## EXERCISE PROMPT
Repeat, line for line, the entries printed below.

*** DATA PROVIDED

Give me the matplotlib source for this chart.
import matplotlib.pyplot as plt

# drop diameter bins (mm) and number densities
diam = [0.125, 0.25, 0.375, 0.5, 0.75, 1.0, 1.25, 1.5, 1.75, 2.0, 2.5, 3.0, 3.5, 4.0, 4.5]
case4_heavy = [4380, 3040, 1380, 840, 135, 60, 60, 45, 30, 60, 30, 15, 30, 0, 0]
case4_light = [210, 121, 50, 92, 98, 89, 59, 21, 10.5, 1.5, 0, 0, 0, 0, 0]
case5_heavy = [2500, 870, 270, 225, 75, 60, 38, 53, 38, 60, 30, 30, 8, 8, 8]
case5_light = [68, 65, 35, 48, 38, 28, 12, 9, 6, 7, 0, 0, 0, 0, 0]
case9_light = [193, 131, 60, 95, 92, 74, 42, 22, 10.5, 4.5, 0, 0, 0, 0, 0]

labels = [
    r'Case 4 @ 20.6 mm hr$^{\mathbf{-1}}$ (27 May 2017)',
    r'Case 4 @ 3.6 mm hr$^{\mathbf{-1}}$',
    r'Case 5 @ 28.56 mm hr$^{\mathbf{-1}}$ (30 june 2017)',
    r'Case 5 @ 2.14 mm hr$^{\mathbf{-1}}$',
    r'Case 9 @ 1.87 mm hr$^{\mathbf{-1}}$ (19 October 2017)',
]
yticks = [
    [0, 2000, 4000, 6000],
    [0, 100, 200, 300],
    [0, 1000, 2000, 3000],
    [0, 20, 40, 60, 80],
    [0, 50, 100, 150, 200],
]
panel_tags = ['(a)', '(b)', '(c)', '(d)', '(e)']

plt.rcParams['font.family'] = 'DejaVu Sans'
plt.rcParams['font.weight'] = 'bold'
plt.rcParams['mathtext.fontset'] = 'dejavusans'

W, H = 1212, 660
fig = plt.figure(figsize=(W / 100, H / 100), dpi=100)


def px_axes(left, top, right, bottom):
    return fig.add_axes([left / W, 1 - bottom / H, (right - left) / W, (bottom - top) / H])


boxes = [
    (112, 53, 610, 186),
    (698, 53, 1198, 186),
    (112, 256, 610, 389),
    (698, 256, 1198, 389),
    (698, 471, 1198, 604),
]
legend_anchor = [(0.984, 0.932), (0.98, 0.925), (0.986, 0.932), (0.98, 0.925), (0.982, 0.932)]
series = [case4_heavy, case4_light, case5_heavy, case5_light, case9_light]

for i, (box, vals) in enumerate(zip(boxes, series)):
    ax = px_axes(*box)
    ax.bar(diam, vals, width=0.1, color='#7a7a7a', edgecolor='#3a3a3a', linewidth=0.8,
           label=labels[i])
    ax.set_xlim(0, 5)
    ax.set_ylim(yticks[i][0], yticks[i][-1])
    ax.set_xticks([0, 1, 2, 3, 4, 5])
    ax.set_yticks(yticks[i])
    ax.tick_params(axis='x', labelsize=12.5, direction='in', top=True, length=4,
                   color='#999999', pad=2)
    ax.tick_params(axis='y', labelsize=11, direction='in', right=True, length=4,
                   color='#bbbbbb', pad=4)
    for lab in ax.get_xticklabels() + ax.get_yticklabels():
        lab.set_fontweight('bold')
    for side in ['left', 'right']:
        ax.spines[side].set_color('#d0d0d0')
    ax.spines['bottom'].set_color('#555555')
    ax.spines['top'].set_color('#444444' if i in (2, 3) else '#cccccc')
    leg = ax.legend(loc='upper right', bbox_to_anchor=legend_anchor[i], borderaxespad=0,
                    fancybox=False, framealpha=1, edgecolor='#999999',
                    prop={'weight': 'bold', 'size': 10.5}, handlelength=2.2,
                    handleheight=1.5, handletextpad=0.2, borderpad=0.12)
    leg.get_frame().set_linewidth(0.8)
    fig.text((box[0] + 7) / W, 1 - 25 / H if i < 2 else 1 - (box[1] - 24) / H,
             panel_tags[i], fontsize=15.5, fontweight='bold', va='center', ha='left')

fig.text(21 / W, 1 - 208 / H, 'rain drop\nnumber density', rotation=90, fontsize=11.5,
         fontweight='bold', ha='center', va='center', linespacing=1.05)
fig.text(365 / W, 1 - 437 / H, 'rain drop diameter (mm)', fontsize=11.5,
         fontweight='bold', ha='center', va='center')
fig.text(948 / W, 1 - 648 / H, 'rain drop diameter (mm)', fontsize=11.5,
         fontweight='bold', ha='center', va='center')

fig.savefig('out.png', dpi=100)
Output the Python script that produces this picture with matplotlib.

******

## RESULT
Give me the matplotlib source for this chart.
import matplotlib.pyplot as plt

# drop diameter bins (mm) and number densities
diam = [0.125, 0.25, 0.375, 0.5, 0.75, 1.0, 1.25, 1.5, 1.75, 2.0, 2.5, 3.0, 3.5, 4.0, 4.5]
case4_heavy = [4380, 3040, 1380, 840, 135, 60, 60, 45, 30, 60, 30, 15, 30, 0, 0]
case4_light = [210, 121, 50, 92, 98, 89, 59, 21, 10.5, 1.5, 0, 0, 0, 0, 0]
case5_heavy = [2500, 870, 270, 225, 75, 60, 38, 53, 38, 60, 30, 30, 8, 8, 8]
case5_light = [68, 65, 35, 48, 38, 28, 12, 9, 6, 7, 0, 0, 0, 0, 0]
case9_light = [193, 131, 60, 95, 92, 74, 42, 22, 10.5, 4.5, 0, 0, 0, 0, 0]

labels = [
    r'Case 4 @ 20.6 mm hr$^{\mathbf{-1}}$ (27 May 2017)',
    r'Case 4 @ 3.6 mm hr$^{\mathbf{-1}}$',
    r'Case 5 @ 28.56 mm hr$^{\mathbf{-1}}$ (30 june 2017)',
    r'Case 5 @ 2.14 mm hr$^{\mathbf{-1}}$',
    r'Case 9 @ 1.87 mm hr$^{\mathbf{-1}}$ (19 October 2017)',
]
yticks = [
    [0, 2000, 4000, 6000],
    [0, 100, 200, 300],
    [0, 1000, 2000, 3000],
    [0, 20, 40, 60, 80],
    [0, 50, 100, 150, 200],
]
panel_tags = ['(a)', '(b)', '(c)', '(d)', '(e)']

plt.rcParams['font.family'] = 'DejaVu Sans'
plt.rcParams['font.weight'] = 'bold'
plt.rcParams['mathtext.fontset'] = 'dejavusans'

W, H = 1212, 660
fig = plt.figure(figsize=(W / 100, H / 100), dpi=100)


def px_axes(left, top, right, bottom):
    return fig.add_axes([left / W, 1 - bottom / H, (right - left) / W, (bottom - top) / H])


boxes = [
    (112, 53, 610, 186),
    (698, 53, 1198, 186),
    (112, 256, 610, 389),
    (698, 256, 1198, 389),
    (698, 471, 1198, 604),
]
legend_anchor = [(0.984, 0.932), (0.98, 0.925), (0.986, 0.932), (0.98, 0.925), (0.982, 0.932)]
series = [case4_heavy, case4_light, case5_heavy, case5_light, case9_light]

for i, (box, vals) in enumerate(zip(boxes, series)):
    ax = px_axes(*box)
    ax.bar(diam, vals, width=0.1, color='#7a7a7a', edgecolor='#3a3a3a', linewidth=0.8,
           label=labels[i])
    ax.set_xlim(0, 5)
    ax.set_ylim(yticks[i][0], yticks[i][-1])
    ax.set_xticks([0, 1, 2, 3, 4, 5])
    ax.set_yticks(yticks[i])
    ax.tick_params(axis='x', labelsize=12.5, direction='in', top=True, length=4,
                   color='#999999', pad=2)
    ax.tick_params(axis='y', labelsize=11, direction='in', right=True, length=4,
                   color='#bbbbbb', pad=4)
    for lab in ax.get_xticklabels() + ax.get_yticklabels():
        lab.set_fontweight('bold')
    for side in ['left', 'right']:
        ax.spines[side].set_color('#d0d0d0')
    ax.spines['bottom'].set_color('#555555')
    ax.spines['top'].set_color('#444444' if i in (2, 3) else '#cccccc')
    leg = ax.legend(loc='upper right', bbox_to_anchor=legend_anchor[i], borderaxespad=0,
                    fancybox=False, framealpha=1, edgecolor='#999999',
                    prop={'weight': 'bold', 'size': 10.5}, handlelength=2.2,
                    handleheight=1.5, handletextpad=0.2, borderpad=0.12)
    leg.get_frame().set_linewidth(0.8)
    fig.text((box[0] + 7) / W, 1 - 25 / H if i < 2 else 1 - (box[1] - 24) / H,
             panel_tags[i], fontsize=15.5, fontweight='bold', va='center', ha='left')

fig.text(21 / W, 1 - 208 / H, 'rain drop\nnumber density', rotation=90, fontsize=11.5,
         fontweight='bold', ha='center', va='center', linespacing=1.05)
fig.text(365 / W, 1 - 437 / H, 'rain drop diameter (mm)', fontsize=11.5,
         fontweight='bold', ha='center', va='center')
fig.text(948 / W, 1 - 648 / H, 'rain drop diameter (mm)', fontsize=11.5,
         fontweight='bold', ha='center', va='center')

fig.savefig('out.png', dpi=100)
Output the Python script that produces this picture with matplotlib.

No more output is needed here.